No voy a decir nada demasiado original (si es que hay alguien ahí que piense aún que la originalidad existe): quien quiera dedicarse a filmar documentales no debería hacerlo sin antes ver, una y otra vez, los de Werner Herzog. Sobre todo tres de los que realizó a lo largo de esta década: The White Diamond (2004), Grizzly Man (2005) y Encounters at the end of the world (2007). Es más: creo que en las carreras de periodismo debería existir algo así como una cátedra Herzog. Porque lo que hace en ellos el director alemán merece formar parte de la tradición del mejor periodismo narrativo. Sólo que a las palabras (las suyas, las de los entrevistados), Herzog las acompaña con imágenes de una belleza extraña, inasible, cuyo origen puede estar o no en este mundo. Los seres humanos y sobre todo la naturaleza se transforman cuando pasan filtrados por la lente de su cámara.
Hay un talento evidente de parte de Herzog para ver siempre lo extraordinario en lo ordinario, pero también existe un gran trabajo de planificación, de producción previa: no debe ser sencillo encontrar semejantes historias, tantos buenos personajes. En The White Diamond, Herzog nos cuenta la vida de un físico inglés, Graham Dorrington, que está construyendo un dirigible personal para sobrevolar los bosques y las cascadas de Guyana. Dorrington tiene un secreto que lo atormenta, y Herzog se distrae retratando a los personajes secundarios, filmando pájaros y cataratas, discutiendo con él mientras espera pacientemente que el inglés se decida a exponer su historia oculta. En Encounters at the end of the world, tal vez el film que contiene las imágenes naturales más asombrosas, Herzog viaja a una base estadounidense en la Antártida. “No voy a hacer una película más de pingüinos”, le advierte a la gente que lo contrató. Y se traslada al borde de un volcán, se sumerge en aguas congeladas, surca lagos de hielo y cuando, sí, se cruza con una colonia de pingüinos, se detiene en una escena conmovedora: la del animal que se separa de su manada y camina desorientado por la nieve hacia una muerte segura. Pero es sin dudas en Grizzly Man donde Herzog da cuenta de todo su talento, a través de la historia de Timothy Treadwell, un ecologista y documentalista fanático de los osos que vive al borde de la locura y la muerte (de hecho, apenas comienza la película nos enteramos de que efectivamente Treadwell murió, dos años antes, por el ataque de un oso).
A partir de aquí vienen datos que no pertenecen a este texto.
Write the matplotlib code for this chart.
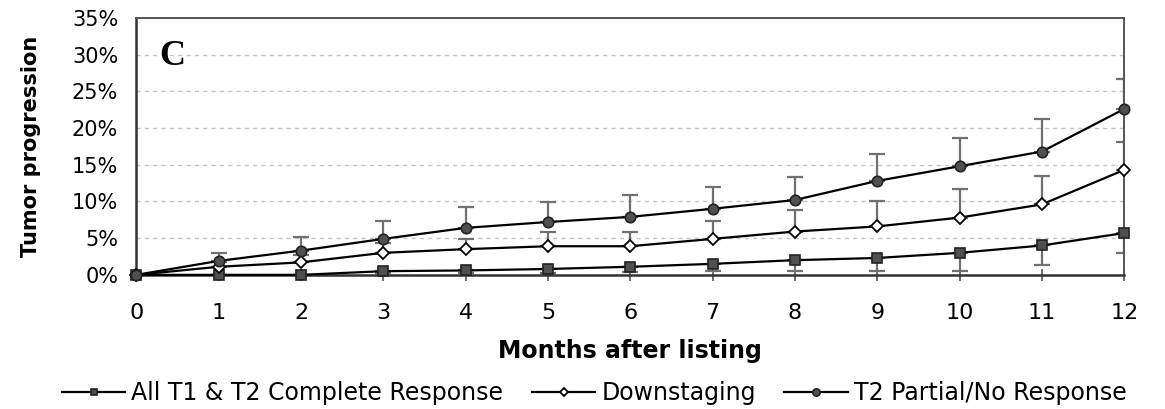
import numpy as np
import matplotlib
matplotlib.use("Agg")
import matplotlib.pyplot as plt
from matplotlib.ticker import PercentFormatter

months = list(range(13))
month_labels = [str(m) for m in months]
y_ticks = [0, 5, 10, 15, 20, 25, 30, 35]

# All T1 & T2 complete response (error bars drawn downward)
complete   = [0.0, 0.0, 0.0, 0.5, 0.6, 0.8, 1.1, 1.5, 2.0, 2.3, 3.0, 4.0, 5.7]
complete_lo = [0.0, 0.0, 0.0, 0.2, 0.2, 0.3, 0.4, 0.5, 0.5, 0.5, 0.5, 1.4, 3.0]

# Downstaging (error bars drawn upward)
downstage    = [0.0, 1.1, 1.7, 3.0, 3.5, 3.9, 3.9, 4.9, 5.9, 6.6, 7.8, 9.6, 14.3]
downstage_hi = [0.0, 1.8, 2.7, 4.4, 4.9, 5.8, 5.8, 7.4, 8.9, 10.1, 11.7, 13.5, 18.1]

# T2 partial / no response (error bars drawn upward)
partial    = [0.0, 1.9, 3.3, 4.9, 6.4, 7.2, 7.9, 9.0, 10.2, 12.8, 14.8, 16.8, 22.6]
partial_hi = [0.0, 3.0, 5.2, 7.4, 9.3, 9.9, 10.9, 12.0, 13.3, 16.5, 18.7, 21.2, 26.7]

labels = ["All T1 & T2 Complete Response", "Downstaging", "T2 Partial/No Response"]

plt.rcParams['font.family'] = ['DejaVu Sans']

fig = plt.figure(figsize=(11.65, 4.09), dpi=100)
ax = fig.add_axes([0.117, 0.328, 0.848, 0.628])

err_kw = dict(fmt='none', ecolor='#707070', elinewidth=1.6, capsize=6, capthick=1.6, zorder=2)
x = np.array(months)
zeros = np.zeros(len(months))

ax.errorbar(x, complete, yerr=[np.array(complete) - np.array(complete_lo), zeros], **err_kw)
ax.errorbar(x, downstage, yerr=[zeros, np.array(downstage_hi) - np.array(downstage)], **err_kw)
ax.errorbar(x, partial, yerr=[zeros, np.array(partial_hi) - np.array(partial)], **err_kw)

h1, = ax.plot(x, complete, '-s', color='black', lw=1.6, ms=7, mfc='#505050', mec='#222222',
              mew=1.2, zorder=4, clip_on=False, label=labels[0])
h2, = ax.plot(x, downstage, '-D', color='black', lw=1.6, ms=6.5, mfc='white', mec='black',
              mew=1.3, zorder=4, clip_on=False, label=labels[1])
h3, = ax.plot(x, partial, '-o', color='black', lw=1.6, ms=7.5, mfc='#505050', mec='#222222',
              mew=1.2, zorder=4, clip_on=False, label=labels[2])

ax.set_xlim(0, 12)
ax.set_ylim(0, 35)
ax.set_xticks(months)
ax.set_xticklabels(month_labels, fontsize=16)
ax.set_yticks(y_ticks)
ax.yaxis.set_major_formatter(PercentFormatter(decimals=0))
ax.tick_params(axis='y', labelsize=15, length=0, pad=13)
ax.tick_params(axis='x', direction='inout', length=8, width=1.2, color='#555555', pad=16)

for yv in y_ticks[1:-1]:
    ax.axhline(yv, color='#c4c4c4', lw=1, ls=(0, (3, 3)), zorder=1)

for side in ['left', 'bottom']:
    ax.spines[side].set_linewidth(1.8)
    ax.spines[side].set_color('#333333')
for side in ['top', 'right']:
    ax.spines[side].set_linewidth(1.4)
    ax.spines[side].set_color('#555555')

ax.set_ylabel("Tumor progression", fontsize=15, fontweight='bold', labelpad=22)
ax.set_xlabel("Months after listing", fontsize=17, fontweight='bold', labelpad=12)

ax.text(0.28, 29.8, "C", fontsize=26, fontweight='bold', family='Liberation Serif',
        va='center', ha='left')

fig.legend(handles=[h1, h2, h3], loc='center', bbox_to_anchor=(0.51, 0.038), ncol=3,
           frameon=False, fontsize=17, handlelength=2.7, columnspacing=1.2,
           handletextpad=0.25, markerscale=0.7)

fig.savefig("out.png", dpi=100)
En cada una de las películas Herzog se permite llevar el arte de narrar historias reales a su límite: discute con los entrevistados, nunca hace concesiones, los escucha pero también les formula preguntas incómodas, reflexiona, opina y editorializa, se desvía del argumento central fascinado por los relatos y las digresiones que surgen de la sorpresa y la improvisación. Siempre está dispuesto a escuchar una buena historia, a filmar lo que a otros les parecería intrascendente, y se permite contradecir, aconsejar, guiar e incluso sentir compasión por sus personajes. Herzog se convierte así en un cronista hipermoderno. Uno que desconfía, que mira de reojo, que se fascina y al mismo tiempo se fastidia con sus historias y personajes, y que mientras ejerce su oficio se permite, al mismo tiempo, dudar de él y de cualquier tipo de verdad absoluta.